Évidemment, l’angoisse collective a rapidement trouvé son chemin jusqu’à notre école : que faisions-nous au juste pour protéger les enfants, quelles mesures avions nous mises en place pour nous assurer que les enfants ne respirent pas cet air vicié ?  Des experts furent convoqués pour nous expliquer ce qu’il en était et ce qu’il y avait de mieux à faire : les yeux écarquillés nous écoutions l’étendue de la tâche : les particules fines sont tellement petites qu’elles passent partout, chez vous, à l’école, au salon, dans votre bureau, à travers votre masque. La seule solution : bouger le moins possible et respirer calmement, arroser la cour de récréations pour fixer au sol ces maudites particules. Et pendant des semaines, cette ronde des enfants, en silence dans la cour – parce que crier c’est ouvrir trop grand la bouche, c’est respirer trop fort – sera notre quotidien. Avant que les esprits ne se calment un peu, que nous puissions nous munir de systèmes d’infiltration dernier cri. Avant que, somme toute, nous n’acceptions notre sort et que nous commencions, timidement, à parler d’autre chose.

Je repense souvent à ces semaines – là, quand par exemple je me lave les dents avec ma brosse à dents en bambou : chaque geste compte, dois-je encore me convaincre. J’y ai évidemment beaucoup repensé ce mercredi quand la nuit est tombée sur New York vers 14h et que le sol a pris ce teint jaunâtre que j’ai trop bien reconnu.
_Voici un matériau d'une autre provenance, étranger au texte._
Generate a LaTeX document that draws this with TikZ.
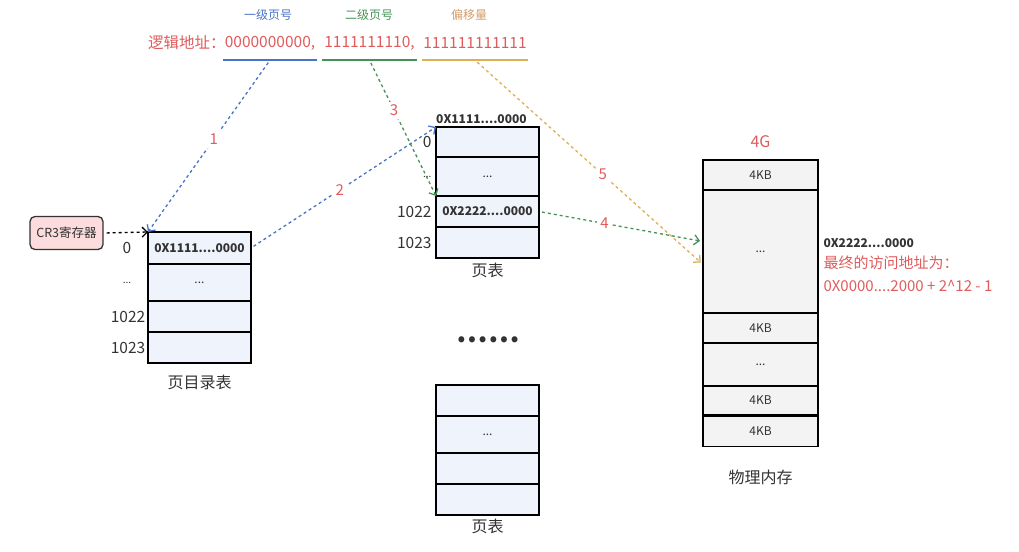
\documentclass[tikz,border=0pt]{standalone}
\usepackage{fontspec}
\setmainfont{Noto Sans CJK SC}
\usetikzlibrary{arrows.meta,positioning}
\definecolor{addrred}{HTML}{E05B5B}
\definecolor{lvblue}{HTML}{4A72C8}
\definecolor{lvgreen}{HTML}{459257}
\definecolor{lvorange}{HTML}{DDB057}
\definecolor{lvtan}{HTML}{D49D6A}
\definecolor{cellblue}{HTML}{EEF3FC}
\definecolor{memgray}{HTML}{F3F3F3}
\definecolor{cr3pink}{HTML}{FCDCDC}
\definecolor{textgray}{HTML}{333333}
\tikzset{
  toplbl/.style={font=\fontsize{12}{14}\selectfont},
  addrseg/.style={text=addrred, font=\fontsize{15.5}{18}\selectfont, minimum height=34pt, inner xsep=0pt},
  ulline/.style={line width=1.8pt},
  tblcell/.style={draw=black, line width=1.6pt, fill=cellblue, minimum width=103pt, inner sep=0pt, outer sep=0pt, text=textgray, font=\fontsize{12}{14}\selectfont},
  hexcell/.style={tblcell, font=\fontsize{12}{14}\selectfont\bfseries},
  memcell/.style={draw=black, line width=1.6pt, fill=memgray, minimum width=115pt, inner sep=0pt, outer sep=0pt, text=textgray, font=\fontsize{12}{14}\selectfont},
  rowlbl/.style={text=textgray, font=\fontsize{15.5}{18}\selectfont},
  rowdots/.style={text=textgray, font=\fontsize{10}{12}\selectfont},
  hexlbl/.style={text=textgray, font=\fontsize{12}{14}\selectfont\bfseries},
  tblcap/.style={text=textgray, font=\fontsize{16}{19}\selectfont},
  rednote/.style={text=addrred, font=\fontsize{15}{23}\selectfont, align=left},
  cr3box/.style={draw=textgray, line width=1.3pt, rounded corners=5pt, fill=cr3pink, minimum width=73pt, minimum height=33pt, inner sep=0pt, text=textgray, font=\fontsize{12.5}{14}\selectfont},
  steplbl/.style={fill=white, text=addrred, inner sep=3pt, font=\fontsize{15}{18}\selectfont},
  dasharrow/.style={-{Straight Barb[length=5pt, width=10pt]}, line width=1.3pt, dash pattern=on 3pt off 3pt},
  bluedash/.style={dasharrow, draw=lvblue},
  greendash/.style={dasharrow, draw=lvgreen},
  orangedash/.style={dasharrow, draw=lvorange},
  blackdash/.style={dasharrow, draw=black}
}
\begin{document}
\begin{tikzpicture}[x=1pt, y=-1pt]
\useasboundingbox (0,0) rectangle (1019,551);
% logical address
\node[toplbl, text=lvblue] (h1) at (268,15) {一级页号};
\node[toplbl, text=lvgreen] (h2) at (369,15) {二级页号};
\node[toplbl, text=lvtan] (h3) at (469,15) {偏移量};
\node[addrseg, minimum width=94pt] (lv1) at (270,43) {0000000000,};
\node[addrseg, minimum width=94pt] (lv2) at (369.5,43) {1111111110,};
\node[addrseg, minimum width=106pt] (lv3) at (475,43) {111111111111};
\node[addrseg, left=-3pt of lv1] (lvname) {逻辑地址：};
\draw[ulline, lvblue] (lv1.south west) -- (lv1.south east);
\draw[ulline, lvgreen] (lv2.south west) -- (lv2.south east);
\draw[ulline, lvorange] (lv3.south west) -- (lv3.south east);

% page directory
\node[cr3box] (cr3) at (66.5,233) {CR3寄存器};
\node[hexcell, minimum height=32pt, anchor=north] (pd0) at (199.5,232) {0X1111....0000};
\node[tblcell, minimum height=37pt, below=0pt of pd0] (pd1) {...};
\node[tblcell, minimum height=31pt, below=0pt of pd1] (pd2) {};
\node[tblcell, minimum height=31pt, below=0pt of pd2] (pd3) {};
\node[rowlbl] (pdl0) at ([xshift=-21pt]pd0.west) {0};
\node[rowdots] (pdl1) at ([xshift=-21pt]pd1.west) {...};
\node[rowlbl] (pdl2) at ([xshift=-20pt]pd2.west) {1022};
\node[rowlbl] (pdl3) at ([xshift=-20pt]pd3.west) {1023};
\node[tblcap, below=9pt of pd3] (pdcap) {页目录表};

% page table 1
\node[tblcell, minimum height=30pt, anchor=north] (pt0) at (487.5,127) {};
\node[tblcell, minimum height=39pt, below=0pt of pt0] (pt1) {...};
\node[hexcell, minimum height=31pt, below=0pt of pt1] (pt2) {0X2222....0000};
\node[tblcell, minimum height=31pt, below=0pt of pt2] (pt3) {};
\node[hexlbl, anchor=south west, inner xsep=0pt] (pthdr) at (pt0.north west) {0X1111....0000};
\node[rowlbl, left=1pt of pt0] (ptl0) {0};
\node[rowdots, left=1pt of pt1] (ptl1) {...};
\node[rowlbl, left=1pt of pt2] (ptl2) {1022};
\node[rowlbl, left=1pt of pt3] (ptl3) {1023};
\node[tblcap, below=2pt of pt3] (ptcap) {页表};

\node[font=\fontsize{28}{30}\selectfont\bfseries, text=textgray] (more) at (488,340) {……};

% page table 2
\node[tblcell, minimum height=31pt, anchor=north] (pu0) at (487.5,385) {};
\node[tblcell, minimum height=37pt, below=0pt of pu0] (pu1) {...};
\node[tblcell, minimum height=31pt, below=0pt of pu1] (pu2) {};
\node[tblcell, minimum height=31pt, below=0pt of pu2] (pu3) {};
\node[tblcap, below=1pt of pu3] (pucap) {页表};

% physical memory
\node[memcell, minimum height=30pt, anchor=north] (pm0) at (760.5,160) {4KB};
\node[memcell, minimum height=123pt, below=0pt of pm0] (pm1) {...};
\node[memcell, minimum height=30pt, below=0pt of pm1] (pm2) {4KB};
\node[memcell, minimum height=43pt, below=0pt of pm2] (pm3) {...};
\node[memcell, minimum height=29pt, below=0pt of pm3] (pm4) {4KB};
\node[memcell, minimum height=30pt, below=1.5pt of pm4] (pm5) {4KB};
\node[rednote, font=\fontsize{16}{19}\selectfont, above=9pt of pm0] (pmsize) {4G};
\node[tblcap, below=20pt of pm5] (pmcap) {物理内存};
\node[hexlbl, right=2pt of pm1, yshift=8.5pt] (paddr) {0X2222....0000};
\node[rednote, anchor=north west] (pnote) at ([yshift=-1pt]paddr.south west) {最终的访问地址为：\\0X0000....2000 + 2\textasciicircum12 - 1};

% lookup steps
\draw[blackdash, shorten <=3pt] (cr3.east) -- (pd0.north west);
\draw[bluedash, shorten <=3pt] (lv1.south) -- node[steplbl, pos=0.46] (n1) {1} (pd0.north west);
\draw[bluedash, shorten <=3pt] (pd0.east) -- node[steplbl, pos=0.48] (n2) {2} (pt0.north west);
\draw[greendash, shorten <=3pt] (lv2.south) -- node[steplbl, pos=0.37] (n3) {3} (pt2.north west);
\draw[greendash, shorten <=3pt, shorten >=3pt] (pt2.east) -- node[steplbl, pos=0.4] (n4) {4} ([yshift=10pt]pm1.west);
\draw[orangedash, shorten <=3pt, shorten >=3pt] (lv3.south) -- node[steplbl, pos=0.56] (n5) {5} ([yshift=-13pt]pm1.west);
\end{tikzpicture}
\end{document}
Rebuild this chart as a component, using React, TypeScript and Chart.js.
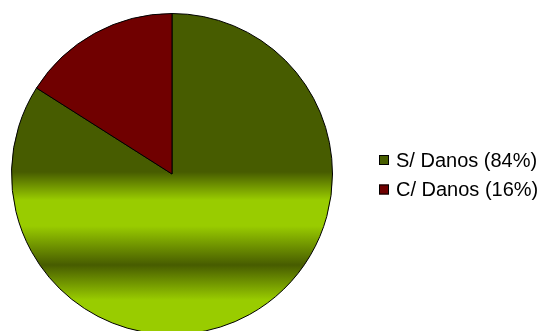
import React, { useEffect, useRef } from "react";
import { Chart, registerables } from "chart.js";

Chart.register(...registerables);

const categories = ["S/ Danos (84%)", "C/ Danos (16%)"];
const values = [84, 16];
const legendSwatches = ["#485e00", "#700000"];

const DARK = "#475c00";
const BRIGHT = "#99cc00";

export default function App() {
  const ref = useRef<HTMLCanvasElement | null>(null);

  useEffect(() => {
    document.body.style.margin = "0";
    const canvas = ref.current!;
    const legendPlugin = {
      id: "customLegend",
      afterDraw(chart: any) {
        const ctx = chart.ctx;
        ctx.save();
        ctx.font = "20px 'Liberation Sans', Arial, sans-serif";
        ctx.textBaseline = "middle";
        categories.forEach((label, i) => {
          const y = 160 + i * 29.5;
          ctx.fillStyle = legendSwatches[i];
          ctx.fillRect(379, y - 5, 10, 10);
          ctx.strokeStyle = "#000";
          ctx.lineWidth = 1;
          ctx.strokeRect(379.5, y - 4.5, 9, 9);
          ctx.fillStyle = "#000";
          ctx.fillText(label, 396, y + 1);
        });
        ctx.restore();
      },
    };

    const chart = new Chart(canvas, {
      type: "pie",
      data: {
        labels: categories,
        datasets: [
          {
            data: values,
            backgroundColor: (c: any) => {
              if (c.dataIndex === 1) return "#700000";
              const g = c.chart.ctx.createLinearGradient(0, 0, 0, 331);
              g.addColorStop(0, DARK);
              g.addColorStop(172 / 331, DARK);
              g.addColorStop(200 / 331, BRIGHT);
              g.addColorStop(226 / 331, BRIGHT);
              g.addColorStop(265 / 331, DARK);
              g.addColorStop(300 / 331, BRIGHT);
              g.addColorStop(1, BRIGHT);
              return g;
            },
            borderColor: "#000",
            borderWidth: 1,
          },
        ],
      },
      options: {
        responsive: false,
        animation: false,
        layout: { padding: { left: 11, top: 13, right: 206, bottom: 5 } },
        plugins: { legend: { display: false }, tooltip: { enabled: false } },
      },
      plugins: [legendPlugin],
    });
    return () => chart.destroy();
  }, []);

  return (
    <div style={{ position: "absolute", left: 0, top: 0, width: 539, height: 331, overflow: "hidden", background: "#fff" }}>
      <canvas ref={ref} width={539} height={340} style={{ width: 539, height: 340, display: "block" }} />
    </div>
  );
}
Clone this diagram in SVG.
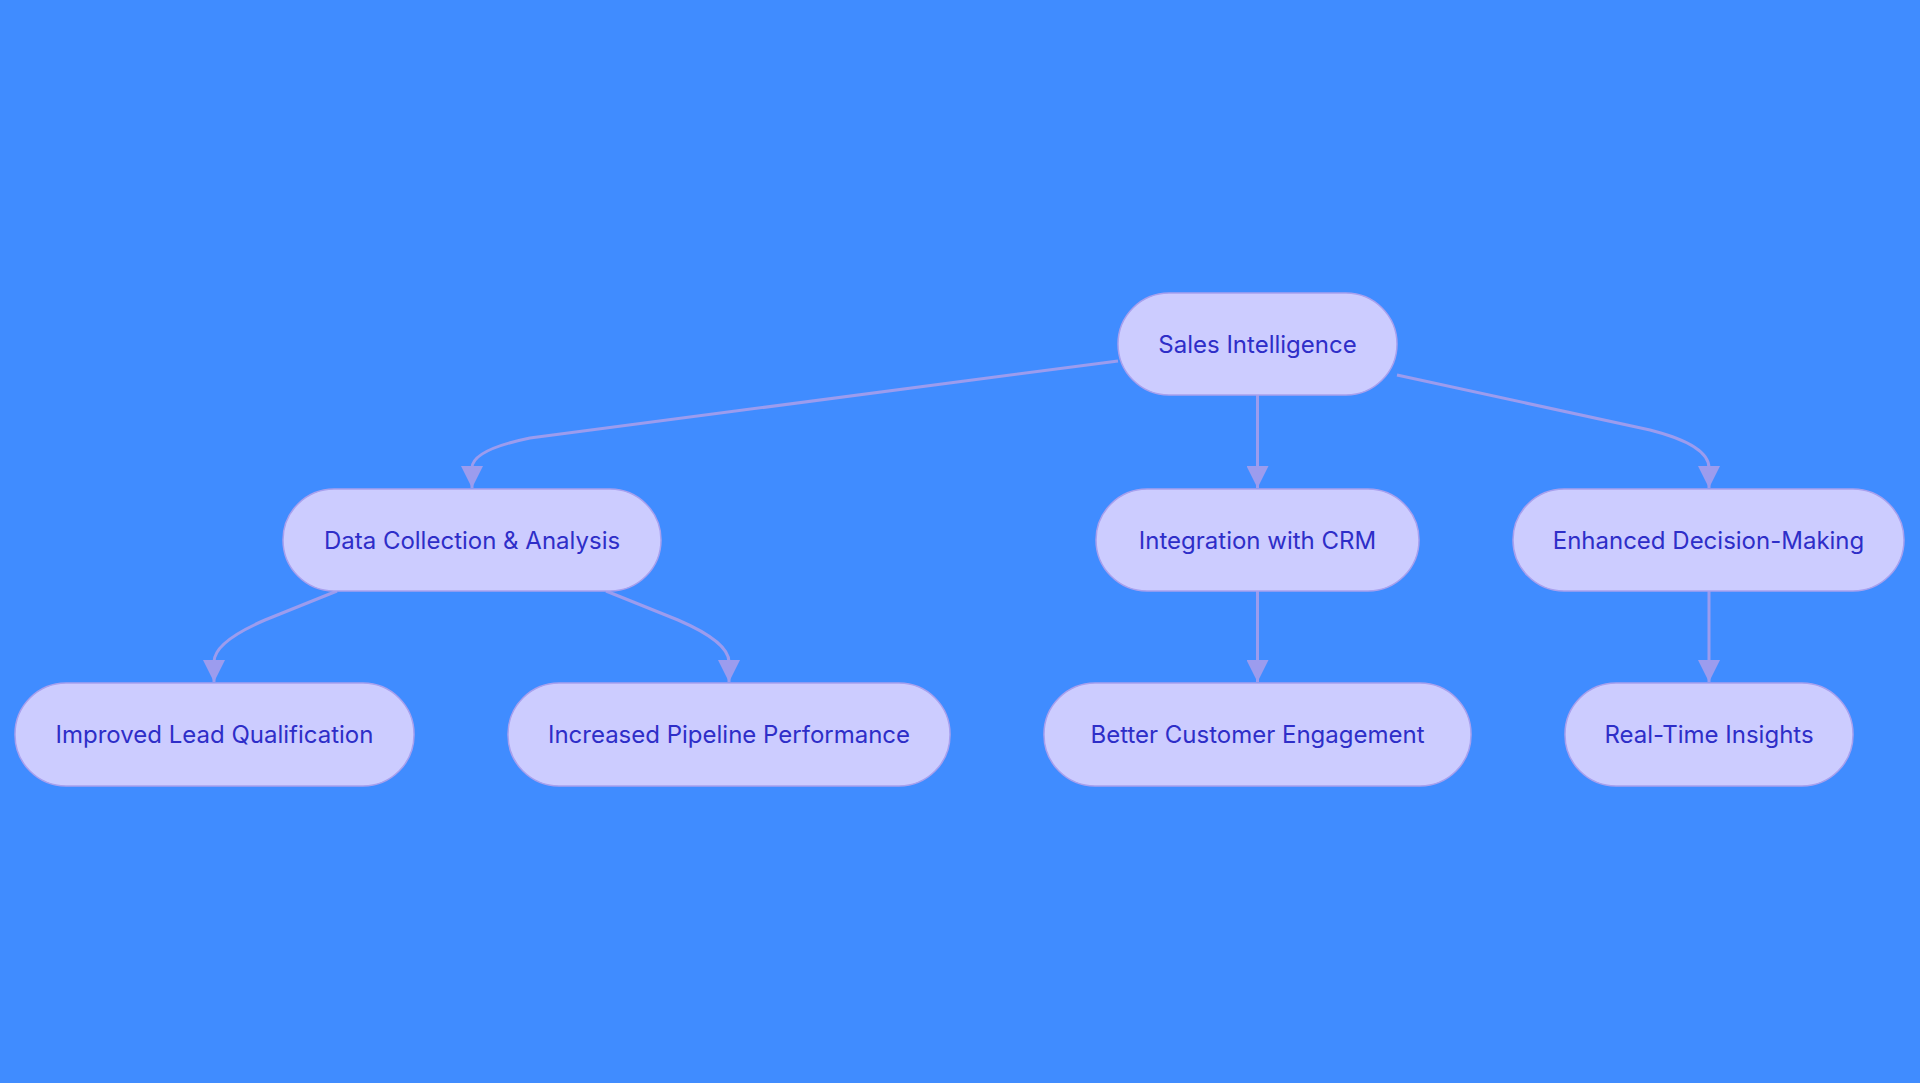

Lundi matin j’assisterai à la cérémonie de graduation des élèves de grande section de maternelle. C’est l’un de mes événements préférés de l’année. J’y prononcerai un discours, pas trop sérieux bien sûr, on n’est pas sérieux quand on est en maternelle, mais au fond de moi je leur souhaiterai du ciel bleu et de l’air qui ne fait pas mal. C’est tout simple mais tout le monde n’a y a pas droit.